Hot water pipes, copper plumbing, electrical runs, AC ducting, and structural elements (concrete beams, steel joists, load-bearing walls) that appear in positions the drawings didn't predict. These force real-time adjustments to speaker placement, projector lift location, screen positioning, and cable routing. Experienced installers plan for discovery rather than attempting to avoid it.
Can I put left, centre, and right speakers in the ceiling instead of behind the screen?
Yes — in media rooms and compact cinema rooms where the screen is non-acoustically-transparent. Triad in-ceiling speakers (and comparable specialist in-ceiling designs) can deliver a high-quality LCR image from above the listening position. In full reference cinemas with acoustically-transparent screens, mid-wall LCR placement behind the screen remains the preferred configuration.
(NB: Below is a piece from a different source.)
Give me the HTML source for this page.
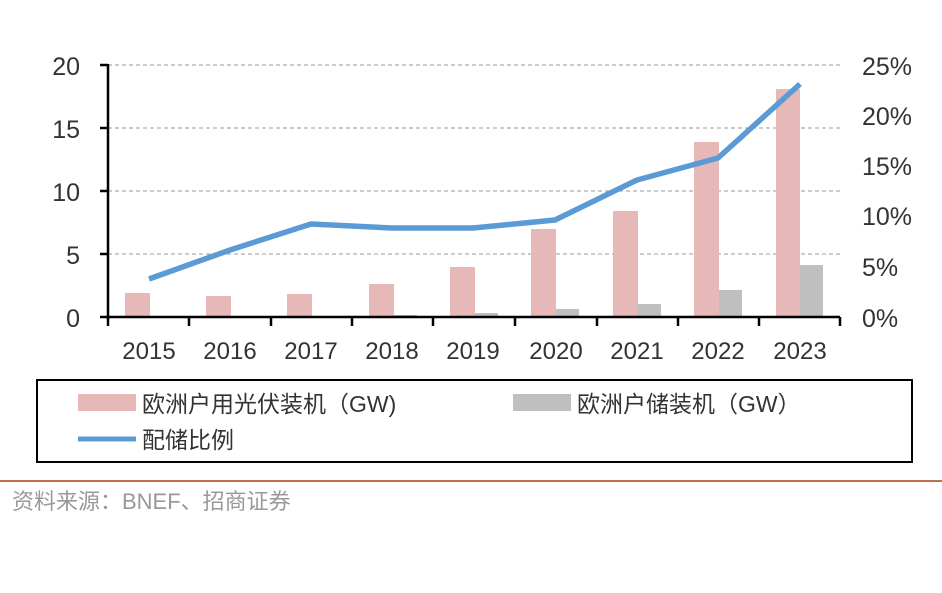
<!DOCTYPE html>
<html><head><meta charset="utf-8"><style>
body{margin:0;background:#fff;width:942px;height:588px;overflow:hidden}
text{font-family:"Liberation Sans","Noto Sans CJK SC",sans-serif}
</style></head><body>
<svg width="942" height="588" xmlns="http://www.w3.org/2000/svg">
<g stroke="#999" stroke-dasharray="4,3" stroke-width="1">
<line x1="108" y1="65" x2="840" y2="65"/><line x1="108" y1="128" x2="840" y2="128"/>
<line x1="108" y1="191" x2="840" y2="191"/><line x1="108" y1="254" x2="840" y2="254"/>
</g>
<g fill="#e6b9b8">
<rect x="125" y="293" width="25" height="24"/>
<rect x="206" y="296" width="25" height="21"/>
<rect x="287" y="294" width="25" height="23"/>
<rect x="369" y="284" width="25" height="33"/>
<rect x="450" y="267" width="25" height="50"/>
<rect x="531" y="229" width="25" height="88"/>
<rect x="613" y="211" width="25" height="106"/>
<rect x="694" y="142" width="25" height="175"/>
<rect x="776" y="89" width="24" height="228"/>
</g>
<g fill="#bfbfbf">
<rect x="312" y="316" width="23" height="1"/>
<rect x="394" y="315" width="23" height="2"/>
<rect x="475" y="313" width="23" height="4"/>
<rect x="556" y="309" width="23" height="8"/>
<rect x="638" y="304" width="23" height="13"/>
<rect x="719" y="290" width="23" height="27"/>
<rect x="800" y="265" width="23" height="52"/>
</g>
<g stroke="#000" stroke-width="2.5">
<line x1="108" y1="64" x2="108" y2="319"/>
<line x1="100" y1="65" x2="108" y2="65"/><line x1="100" y1="128" x2="108" y2="128"/>
<line x1="100" y1="191" x2="108" y2="191"/><line x1="100" y1="254" x2="108" y2="254"/>
<line x1="100" y1="317" x2="840" y2="317"/>
<line x1="108" y1="317" x2="108" y2="326"/><line x1="189" y1="317" x2="189" y2="326"/>
<line x1="271" y1="317" x2="271" y2="326"/><line x1="352" y1="317" x2="352" y2="326"/>
<line x1="433" y1="317" x2="433" y2="326"/><line x1="515" y1="317" x2="515" y2="326"/>
<line x1="597" y1="317" x2="597" y2="326"/><line x1="678" y1="317" x2="678" y2="326"/>
<line x1="759" y1="317" x2="759" y2="326"/><line x1="840" y1="317" x2="840" y2="326"/>
</g>
<polyline fill="none" stroke="#5b9bd5" stroke-width="5.5" stroke-linejoin="round" points="149,279 230,250 311,224 392,228 473,228 555,220 637,180 718,158 800,84"/>
<g font-size="25" fill="#333" text-anchor="end">
<text x="80" y="75">20</text><text x="80" y="138">15</text><text x="80" y="201">10</text>
<text x="80" y="264">5</text><text x="80" y="327">0</text>
</g>
<g font-size="25" fill="#333" text-anchor="start">
<text x="862" y="75">25%</text><text x="862" y="125">20%</text><text x="862" y="175">15%</text>
<text x="862" y="225">10%</text><text x="862" y="276">5%</text><text x="862" y="327">0%</text>
</g>
<g font-size="24" fill="#333" text-anchor="middle">
<text x="149" y="359">2015</text><text x="230" y="359">2016</text><text x="311" y="359">2017</text>
<text x="392" y="359">2018</text><text x="473" y="359">2019</text><text x="556" y="359">2020</text>
<text x="637" y="359">2021</text><text x="718" y="359">2022</text><text x="800" y="359">2023</text>
</g>
<rect x="37" y="380" width="875" height="82" fill="none" stroke="#000" stroke-width="2"/>
<rect x="78" y="394" width="58" height="17" fill="#e6b9b8"/>
<text x="142" y="412" font-size="23" fill="#333">欧洲户用光伏装机（GW)</text>
<rect x="513" y="394" width="58" height="17" fill="#bfbfbf"/>
<text x="577" y="412" font-size="23" fill="#333">欧洲户储装机（GW）</text>
<line x1="78" y1="439" x2="136" y2="439" stroke="#5b9bd5" stroke-width="5"/>
<text x="142" y="448" font-size="23" fill="#333">配储比例</text>
<line x1="0" y1="481" x2="942" y2="481" stroke="#c0704f" stroke-width="2"/>
<text x="12" y="509" font-size="22" fill="#999">资料来源：BNEF、招商证券</text>
</svg>
</body></html>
Why do projector lifts need so much ceiling depth?
A drop-down projector lift needs room for both the projector body and the mechanism that lowers it. Typical lifts require 300 mm or more of ceiling-void depth. When concrete beams, structural elements, or services reduce the available void to 200 mm or less, either the lift must be re-specified to a lower-profile design or the mounting position must be moved.
What is a dust partition in a cinema install?
A temporary plastic-backed sheet wall built across a room or doorway to contain construction dust inside the work area. It is taped to the ceiling, floor, and side walls, with the bottom edge sealed, so that airborne dust migration into the rest of the house is minimised during cutting, drilling, and cable-pulling operations. Serious installers treat it as non-optional on any retrofit project.
What's the right speaker-placement philosophy when services block the optimal position?
Move the speaker as little as possible, then mirror the compromise on the opposite side. A symmetric pair of slightly-off-optimal surround speakers delivers a much cleaner listening experience than an asymmetric pair where one speaker sits in its ideal position and the other is displaced. Room correction software can accommodate symmetric deviations but cannot fully compensate for asymmetry.